Reproduce the listing below exactly. Pictures do not belong in the copy.

##########

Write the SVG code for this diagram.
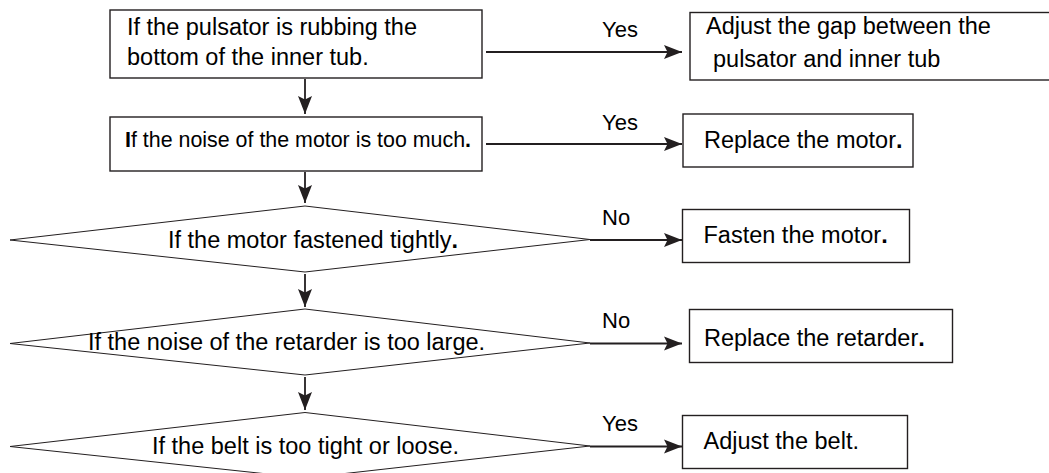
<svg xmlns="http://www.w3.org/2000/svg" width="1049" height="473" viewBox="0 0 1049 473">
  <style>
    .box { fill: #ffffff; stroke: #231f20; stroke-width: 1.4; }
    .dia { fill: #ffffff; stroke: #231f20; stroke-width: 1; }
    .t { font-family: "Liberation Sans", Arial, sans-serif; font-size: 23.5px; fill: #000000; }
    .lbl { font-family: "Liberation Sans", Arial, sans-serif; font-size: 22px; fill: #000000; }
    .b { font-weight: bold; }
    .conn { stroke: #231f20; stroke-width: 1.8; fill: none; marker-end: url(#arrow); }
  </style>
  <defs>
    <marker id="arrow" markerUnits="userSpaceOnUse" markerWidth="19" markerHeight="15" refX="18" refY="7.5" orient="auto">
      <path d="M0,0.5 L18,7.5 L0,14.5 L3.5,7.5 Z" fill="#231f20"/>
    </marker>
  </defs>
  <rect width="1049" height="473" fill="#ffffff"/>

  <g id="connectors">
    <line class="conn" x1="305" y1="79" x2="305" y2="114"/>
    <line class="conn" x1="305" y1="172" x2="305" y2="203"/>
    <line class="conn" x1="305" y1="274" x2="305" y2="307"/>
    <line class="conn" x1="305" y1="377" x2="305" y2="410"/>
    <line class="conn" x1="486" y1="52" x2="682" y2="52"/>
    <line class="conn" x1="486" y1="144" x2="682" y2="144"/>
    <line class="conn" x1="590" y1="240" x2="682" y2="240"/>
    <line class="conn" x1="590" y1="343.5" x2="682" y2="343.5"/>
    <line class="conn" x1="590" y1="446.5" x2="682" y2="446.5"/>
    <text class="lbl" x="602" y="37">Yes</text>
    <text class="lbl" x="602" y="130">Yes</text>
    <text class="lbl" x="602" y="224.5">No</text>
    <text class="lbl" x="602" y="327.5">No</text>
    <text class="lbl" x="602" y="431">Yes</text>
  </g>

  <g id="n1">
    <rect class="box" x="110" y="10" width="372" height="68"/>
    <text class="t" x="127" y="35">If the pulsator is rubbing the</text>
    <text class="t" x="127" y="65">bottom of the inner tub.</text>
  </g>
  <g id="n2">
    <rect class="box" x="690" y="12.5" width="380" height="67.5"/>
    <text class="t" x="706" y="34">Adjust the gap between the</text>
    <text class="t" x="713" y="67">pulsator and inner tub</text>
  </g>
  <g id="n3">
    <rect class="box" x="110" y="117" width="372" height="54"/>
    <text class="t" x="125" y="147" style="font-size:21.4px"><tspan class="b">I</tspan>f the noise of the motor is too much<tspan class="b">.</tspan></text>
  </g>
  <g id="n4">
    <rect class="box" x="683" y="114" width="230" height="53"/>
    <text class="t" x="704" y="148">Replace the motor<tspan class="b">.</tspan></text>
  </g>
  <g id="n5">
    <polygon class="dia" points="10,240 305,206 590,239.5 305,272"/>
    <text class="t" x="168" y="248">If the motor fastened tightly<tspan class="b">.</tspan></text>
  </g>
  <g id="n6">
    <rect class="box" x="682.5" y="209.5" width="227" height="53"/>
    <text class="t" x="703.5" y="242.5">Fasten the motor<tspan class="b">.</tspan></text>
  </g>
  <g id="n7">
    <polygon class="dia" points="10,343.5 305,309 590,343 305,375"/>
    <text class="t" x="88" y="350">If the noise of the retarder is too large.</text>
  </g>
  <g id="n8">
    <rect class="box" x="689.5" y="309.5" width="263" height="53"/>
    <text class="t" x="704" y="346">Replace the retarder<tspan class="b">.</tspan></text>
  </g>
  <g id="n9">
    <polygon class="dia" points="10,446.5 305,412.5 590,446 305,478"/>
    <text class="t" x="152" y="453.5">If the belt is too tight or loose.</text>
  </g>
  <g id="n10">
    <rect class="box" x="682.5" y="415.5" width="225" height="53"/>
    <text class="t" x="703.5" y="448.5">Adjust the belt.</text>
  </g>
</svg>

##########

### Complete answer
Write the SVG code for this diagram.
<svg xmlns="http://www.w3.org/2000/svg" width="1049" height="473" viewBox="0 0 1049 473">
  <style>
    .box { fill: #ffffff; stroke: #231f20; stroke-width: 1.4; }
    .dia { fill: #ffffff; stroke: #231f20; stroke-width: 1; }
    .t { font-family: "Liberation Sans", Arial, sans-serif; font-size: 23.5px; fill: #000000; }
    .lbl { font-family: "Liberation Sans", Arial, sans-serif; font-size: 22px; fill: #000000; }
    .b { font-weight: bold; }
    .conn { stroke: #231f20; stroke-width: 1.8; fill: none; marker-end: url(#arrow); }
  </style>
  <defs>
    <marker id="arrow" markerUnits="userSpaceOnUse" markerWidth="19" markerHeight="15" refX="18" refY="7.5" orient="auto">
      <path d="M0,0.5 L18,7.5 L0,14.5 L3.5,7.5 Z" fill="#231f20"/>
    </marker>
  </defs>
  <rect width="1049" height="473" fill="#ffffff"/>

  <g id="connectors">
    <line class="conn" x1="305" y1="79" x2="305" y2="114"/>
    <line class="conn" x1="305" y1="172" x2="305" y2="203"/>
    <line class="conn" x1="305" y1="274" x2="305" y2="307"/>
    <line class="conn" x1="305" y1="377" x2="305" y2="410"/>
    <line class="conn" x1="486" y1="52" x2="682" y2="52"/>
    <line class="conn" x1="486" y1="144" x2="682" y2="144"/>
    <line class="conn" x1="590" y1="240" x2="682" y2="240"/>
    <line class="conn" x1="590" y1="343.5" x2="682" y2="343.5"/>
    <line class="conn" x1="590" y1="446.5" x2="682" y2="446.5"/>
    <text class="lbl" x="602" y="37">Yes</text>
    <text class="lbl" x="602" y="130">Yes</text>
    <text class="lbl" x="602" y="224.5">No</text>
    <text class="lbl" x="602" y="327.5">No</text>
    <text class="lbl" x="602" y="431">Yes</text>
  </g>

  <g id="n1">
    <rect class="box" x="110" y="10" width="372" height="68"/>
    <text class="t" x="127" y="35">If the pulsator is rubbing the</text>
    <text class="t" x="127" y="65">bottom of the inner tub.</text>
  </g>
  <g id="n2">
    <rect class="box" x="690" y="12.5" width="380" height="67.5"/>
    <text class="t" x="706" y="34">Adjust the gap between the</text>
    <text class="t" x="713" y="67">pulsator and inner tub</text>
  </g>
  <g id="n3">
    <rect class="box" x="110" y="117" width="372" height="54"/>
    <text class="t" x="125" y="147" style="font-size:21.4px"><tspan class="b">I</tspan>f the noise of the motor is too much<tspan class="b">.</tspan></text>
  </g>
  <g id="n4">
    <rect class="box" x="683" y="114" width="230" height="53"/>
    <text class="t" x="704" y="148">Replace the motor<tspan class="b">.</tspan></text>
  </g>
  <g id="n5">
    <polygon class="dia" points="10,240 305,206 590,239.5 305,272"/>
    <text class="t" x="168" y="248">If the motor fastened tightly<tspan class="b">.</tspan></text>
  </g>
  <g id="n6">
    <rect class="box" x="682.5" y="209.5" width="227" height="53"/>
    <text class="t" x="703.5" y="242.5">Fasten the motor<tspan class="b">.</tspan></text>
  </g>
  <g id="n7">
    <polygon class="dia" points="10,343.5 305,309 590,343 305,375"/>
    <text class="t" x="88" y="350">If the noise of the retarder is too large.</text>
  </g>
  <g id="n8">
    <rect class="box" x="689.5" y="309.5" width="263" height="53"/>
    <text class="t" x="704" y="346">Replace the retarder<tspan class="b">.</tspan></text>
  </g>
  <g id="n9">
    <polygon class="dia" points="10,446.5 305,412.5 590,446 305,478"/>
    <text class="t" x="152" y="453.5">If the belt is too tight or loose.</text>
  </g>
  <g id="n10">
    <rect class="box" x="682.5" y="415.5" width="225" height="53"/>
    <text class="t" x="703.5" y="448.5">Adjust the belt.</text>
  </g>
</svg>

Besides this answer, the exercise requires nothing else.